Write, Despite Anything You Feel
Yes, that's my motto, something I say every day of the week to try an counter the negative thoughts that line up to block my path to writing success. Over the last three years of serious novel writing, I've noticed that these thoughts fall into two broad categories:
- Fear of Writing - lack of confidence in your abilities; struggling to make an idea work; fear that you aren't qualified to write what it is you want to write; fear that when you do finish people will notice right away how dreadful it is.
- Wall of Indifference - from the publishing world; from friends and family and the world in general.
You can probably add your own negativeties to these, feel free to do so.
Fear of Writing
This comes in all shapes and sizes and annoying disguises: fortunately there is one way of dealing with them all:
Write, write and carry on bloody writing!
Ok, that's simplistic I know, but you do have to keep going and not be defeated. You can feel defeated in the few minutes that elapse between finishing one novel and starting the next. Get a coffee or cup of tea and something nice to eat, cry a few tears, then drag out your writing tool of choice and batter the hell out of it.
I've had a massive attack of the unqualified bit over the last few months when trying to write the final chapter of my bike-based romance, The Girl Who Dreamt of Water (thanks for that Nicoll - much, much better than it's working title, Life Cycle). I really struggled with the idea that I know enough about female emotions to be able to write about them convincingly. And there was a lot to write about.
The way around this has been to break the chapter down into several segments (15 in all) that are much easier to write. I haven't written them in order either: I wrote all the easy bits first and gradually worked my way into the harder parts. This meant I was able to take
each level of emotional intensity one step at a time. And because it's not written linearly, I've got a much better picture of how everything fitted together. Normally I write from start to end with occasional looping back to tie up loose ends. When you work like this, and you
don't ready know a lot of the details of what's coming, then it's like trying to assemble a jigsaw in a dark room, nigh on impossible. So not only have I got most of the words written now, I can see how I can disassemble and re-assemble the sections back into a proper story, and not just a set of events arranged linearly.

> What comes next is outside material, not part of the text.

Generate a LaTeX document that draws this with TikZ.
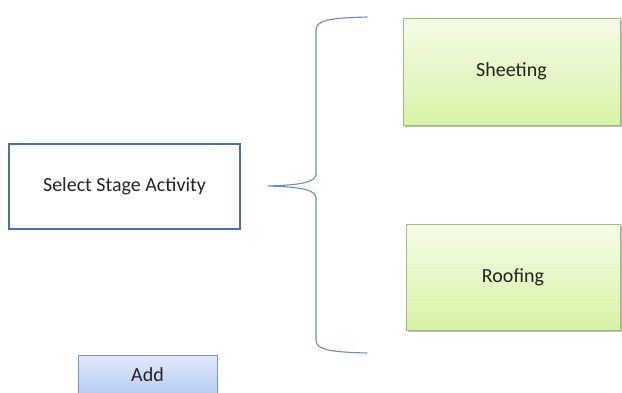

Which is nothing like how I wrote The Darkness Beneath: so not only have I learned a few tricks to keep me writing, but also that the way you write each book may vary. So if it sn't working, maybe you have to find another way of writing. Which is great, because I though writing is writing is writing, when really it's just writing, writing, writing. :)
You can read the first three chapters of The Girl here.
Wall of Indifference
In some ways this is much harder to deal with because it's so inexplicable. Ok, I know the publishing industry are drowning in the screams of wannabe writers and the millions of people who, like me, are convinced they have something worth publishing. What I find harder to contend with is the lack of support from the vast majority of friends and family.
There are those who always pat you on the back, but the majority don't - and I know that I'm not alone in this - recent blogs and discussions I've been reading show this is very, very common.
So why aren't your siblings cheering you on from the sidelines? That's a question I can't answer or fathom. If you'd climbed any other mountain of achievement, say in the sporting arena, or raised £1k for charity by living with beans in your pants for a month, they'd be there every time. But when you finish writing a novel and get it published? No, forget it, not good enough, not interesting enough.
I was talking to someone whose opinion I trust about this and they said it was probably jealousy. I find that hard to believe - how could anyone be jealous of something so inconseqential as writing a novel?